Why aren't we all speaking LISP now?

Grant Edwards grante at visi.com
Thu May 10 10:46:34 EDT 2001


In article <slrn9fk32l.rbe.kzaragoza at kzaragoza.ne.mediaone.net>, Kris J. Zaragoza wrote:

>This may be an oversimplification; there are many different
>fields of study within Computer Science.  It does, however,
>describe the gist of things: Computer Science is a science.  
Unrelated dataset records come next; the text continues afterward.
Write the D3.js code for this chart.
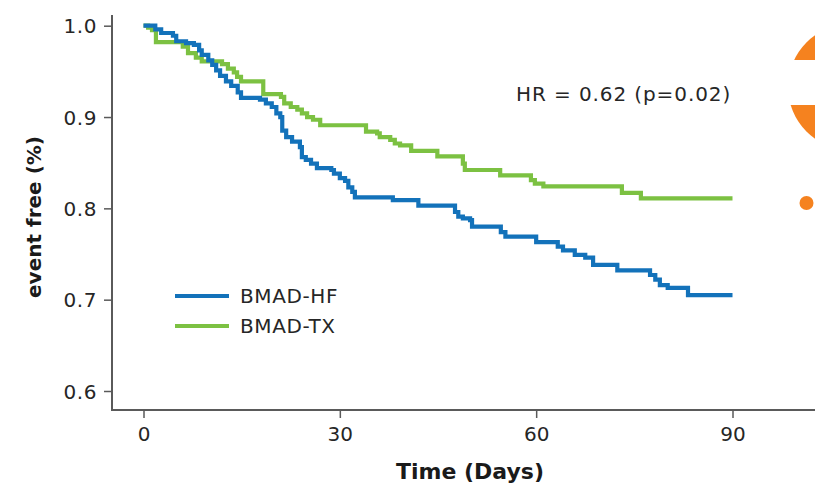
<!DOCTYPE html>
<html>
<head>
<meta charset="utf-8">
<script src="https://cdn.jsdelivr.net/npm/d3@7"></script>
<style>
  html, body { margin: 0; padding: 0; background: #fff; }
  svg { display: block; }
  text { font-family: "DejaVu Sans", sans-serif; }
</style>
</head>
<body>
<svg id="chart" width="815" height="489"></svg>
<script>
// ---- data ----
const seriesNames = ["BMAD-HF", "BMAD-TX"];
const seriesColors = ["#1372ba", "#7cc142"];

// Kaplan-Meier step points: time (days) and event-free proportion
const hfTime = [0, 1.8, 2.7, 4.5, 5.0, 6.5, 7.7, 8.5, 8.9, 9.9, 10.5, 11.1, 11.7, 12.6, 13.4, 14.4, 14.9,
  17.8, 18.7, 19.6, 20.3, 20.9, 21.2, 21.8, 22.7, 23.9, 24.2, 24.8, 25.6, 26.5, 28.7, 29.1, 30.0,
  30.8, 31.3, 31.9, 32.3, 38.1, 42.0, 47.6, 48.1, 48.8, 49.9, 50.2, 54.6, 55.3, 60.0, 63.3, 64.1,
  65.9, 67.5, 68.7, 72.4, 77.4, 78.2, 78.9, 80.1, 83.2, 90];
const hfSurv = [1.0, 0.996, 0.992, 0.989, 0.983, 0.981, 0.979, 0.973, 0.968, 0.962, 0.957, 0.951, 0.945,
  0.939, 0.934, 0.927, 0.921, 0.919, 0.915, 0.911, 0.904, 0.900, 0.885, 0.878, 0.873, 0.867, 0.856,
  0.853, 0.849, 0.844, 0.842, 0.838, 0.833, 0.830, 0.823, 0.818, 0.812, 0.809, 0.803, 0.796, 0.791,
  0.789, 0.787, 0.780, 0.774, 0.769, 0.763, 0.758, 0.754, 0.749, 0.746, 0.738, 0.732, 0.727, 0.722,
  0.716, 0.713, 0.705, 0.705];

const txTime = [0, 0.7, 1.3, 1.9, 6.0, 6.8, 8.0, 8.9, 12.0, 12.9, 13.8, 14.3, 14.9, 18.3, 21.0, 21.5,
  22.5, 23.5, 24.2, 25.0, 25.9, 27.0, 34.0, 35.7, 36.1, 37.7, 38.4, 39.2, 40.9, 44.9, 48.8, 49.1,
  54.5, 59.2, 59.8, 61.1, 73.1, 76.0, 90];
const txSurv = [1.0, 0.998, 0.995, 0.982, 0.977, 0.970, 0.965, 0.961, 0.958, 0.953, 0.949, 0.944, 0.939,
  0.925, 0.922, 0.915, 0.911, 0.908, 0.904, 0.900, 0.897, 0.891, 0.884, 0.882, 0.878, 0.875, 0.871,
  0.869, 0.863, 0.857, 0.849, 0.842, 0.836, 0.831, 0.827, 0.824, 0.817, 0.811, 0.811];

const xTicks = [0, 30, 60, 90];
const yTicks = [0.6, 0.7, 0.8, 0.9, 1.0];
const xTitle = "Time (Days)";
const yTitle = "event free (%)";
const annotation = "HR = 0.62 (p=0.02)";

// ---- layout ----
const svg = d3.select("#chart");
const x = d3.scaleLinear().domain([0, 90]).range([143.5, 732.5]);
const y = d3.scaleLinear().domain([0.6, 1.0]).range([391, 25.7]);
const axisX0 = 112, axisY0 = 410, axisTop = 15;
const axisColor = "#5a5a5a";
const textColor = "#262626";
const bodyFont = "'DejaVu Sans', sans-serif";

// decorative orange mark on the right edge
const deco = svg.append("g");
const clip = svg.append("clipPath").attr("id", "decoClip");
clip.append("rect").attr("x", 700).attr("y", 0).attr("width", 200).attr("height", 60);
clip.append("rect").attr("x", 700).attr("y", 105).attr("width", 200).attr("height", 100);
deco.append("circle").attr("cx", 851).attr("cy", 87).attr("r", 63)
  .attr("fill", "#f5821f").attr("clip-path", "url(#decoClip)");
deco.append("circle").attr("cx", 806.5).attr("cy", 203).attr("r", 7).attr("fill", "#f5821f");

// axes lines
svg.append("line").attr("x1", axisX0).attr("x2", axisX0).attr("y1", axisTop).attr("y2", axisY0 + 1)
  .attr("stroke", axisColor).attr("stroke-width", 2);
svg.append("line").attr("x1", axisX0 - 1).attr("x2", 815).attr("y1", axisY0).attr("y2", axisY0)
  .attr("stroke", axisColor).attr("stroke-width", 2);

// y axis ticks
const yAxis = d3.axisLeft(y).tickValues(yTicks).tickFormat(d3.format(".1f")).tickSize(8).tickPadding(7);
const gy = svg.append("g").attr("transform", `translate(${axisX0},0)`).call(yAxis);
gy.select(".domain").remove();
gy.selectAll(".tick line").attr("stroke", axisColor).attr("stroke-width", 1.5);
gy.selectAll(".tick text").attr("fill", textColor).style("font-size", "20px")
  .style("font-family", bodyFont).style("letter-spacing", "0.6px").attr("dy", "0.36em");

// x axis ticks
const xAxis = d3.axisBottom(x).tickValues(xTicks).tickFormat(d3.format("d")).tickSize(8).tickPadding(9);
const gx = svg.append("g").attr("transform", `translate(0,${axisY0})`).call(xAxis);
gx.select(".domain").remove();
gx.selectAll(".tick line").attr("stroke", axisColor).attr("stroke-width", 1.5);
gx.selectAll(".tick text").attr("fill", textColor).style("font-size", "20px")
  .style("font-family", bodyFont).attr("dy", "0.71em");

// axis titles
svg.append("text").attr("x", 470).attr("y", 479).attr("text-anchor", "middle")
  .attr("fill", "#1a1a1a").style("font-size", "22px").style("font-weight", "bold")
  .style("font-family", bodyFont).text(xTitle);
svg.append("text").attr("transform", "translate(41,217) rotate(-90)").attr("text-anchor", "middle")
  .attr("fill", "#1a1a1a").style("font-size", "20px").style("font-weight", "bold")
  .style("font-family", bodyFont).text(yTitle);

// curves
const line = d3.line().curve(d3.curveStepAfter).x(d => x(d[0])).y(d => y(d[1]));
const hfData = hfTime.map((t, i) => [t, hfSurv[i]]);
const txData = txTime.map((t, i) => [t, txSurv[i]]);
svg.append("path").datum(txData).attr("d", line).attr("fill", "none")
  .attr("stroke", seriesColors[1]).attr("stroke-width", 4.2).attr("stroke-linejoin", "miter");
svg.append("path").datum(hfData).attr("d", line).attr("fill", "none")
  .attr("stroke", seriesColors[0]).attr("stroke-width", 4.2).attr("stroke-linejoin", "miter");

// annotation
svg.append("text").attr("x", 516).attr("y", 101).attr("fill", textColor)
  .style("font-size", "20px").style("letter-spacing", "0.9px")
  .style("font-family", bodyFont).text(annotation);

// legend
const legY = [296, 326];
seriesNames.forEach((name, i) => {
  svg.append("line").attr("x1", 175).attr("x2", 229).attr("y1", legY[i]).attr("y2", legY[i])
    .attr("stroke", seriesColors[i]).attr("stroke-width", 4.2);
  svg.append("text").attr("x", 240).attr("y", legY[i]).attr("dy", "0.36em").attr("fill", textColor)
    .style("font-size", "20px").style("letter-spacing", "0.6px")
    .style("font-family", bodyFont).text(name);
});
</script>
</body>
</html>
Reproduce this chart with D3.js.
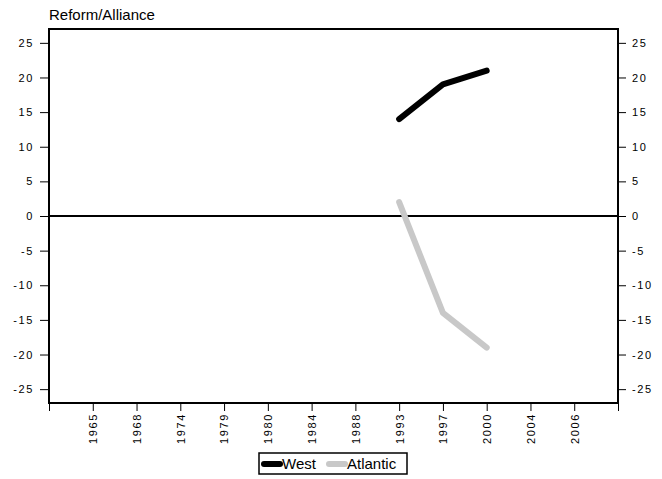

I would have to disagree.  CS is much more closely related to
math than to Science.  Most of the CS faculty I had when I was
in school had Math degrees.  The CS dept and the Math dept
offices were adjacent and shared facilities -- the Science
departments were on the other side of Campus.  Science is
trying to describe the physical Universe.  Math and CS are
completely artificial, mental constructs which are not
verifiable by comparing the predictions of theories with
physical experiments.

>Many people pursue a degree in CS thinking that it's the way to
>pick up some programming skills and land a cushy, high-paying
>job in the private sector.  Although the job (and the pay) is a
>possibility, a CS degree may not be the best way to get there.
>A more skill and tool based curriculum may be a better option
>(CIS? MIS? trade schools?).

There are Computer Engineering and Software Engineering
curricula at many schools.  If one is more interested in the
pracital design and construction of hardware/software systems,
then one of those should suit.  IOW, if you want to learn how
to be an engineer, one should perhaps major in Engineering. ;)
Though I must admit that most of the software engineering
classes I took were a waste of time.  The CS factulty that
taught SWE classes had never held a job outside academia and
had never shipped a single line of code. They had no grasp of
the practical problems inolved in software engineering.

I have a an MS in CS, but at no time have I ever been a
computer scientist, but have been a design engineer my entire
career.  Some of the things I studied in CS have helped me, but
many were quite unrelated to what it takes to design and
produce a product.

>I'm actually beginning to think that if more Computer Science
>were to trickle into other degree and technical training
>programs, we would see a significant increase in the quality of
>both hardware and software being produced today.
>
>Then again, I could be totally off my rocker. :-)

Nope -- There are many people with little CS background who end
up writing software and designing hardware -- just a few
undergrad CS classes would benefit many of them greatly.

-- 
Grant Edwards                   grante             Yow!  Hello, GORRY-O!! I'm
                                  at               a GENIUS from HARVARD!!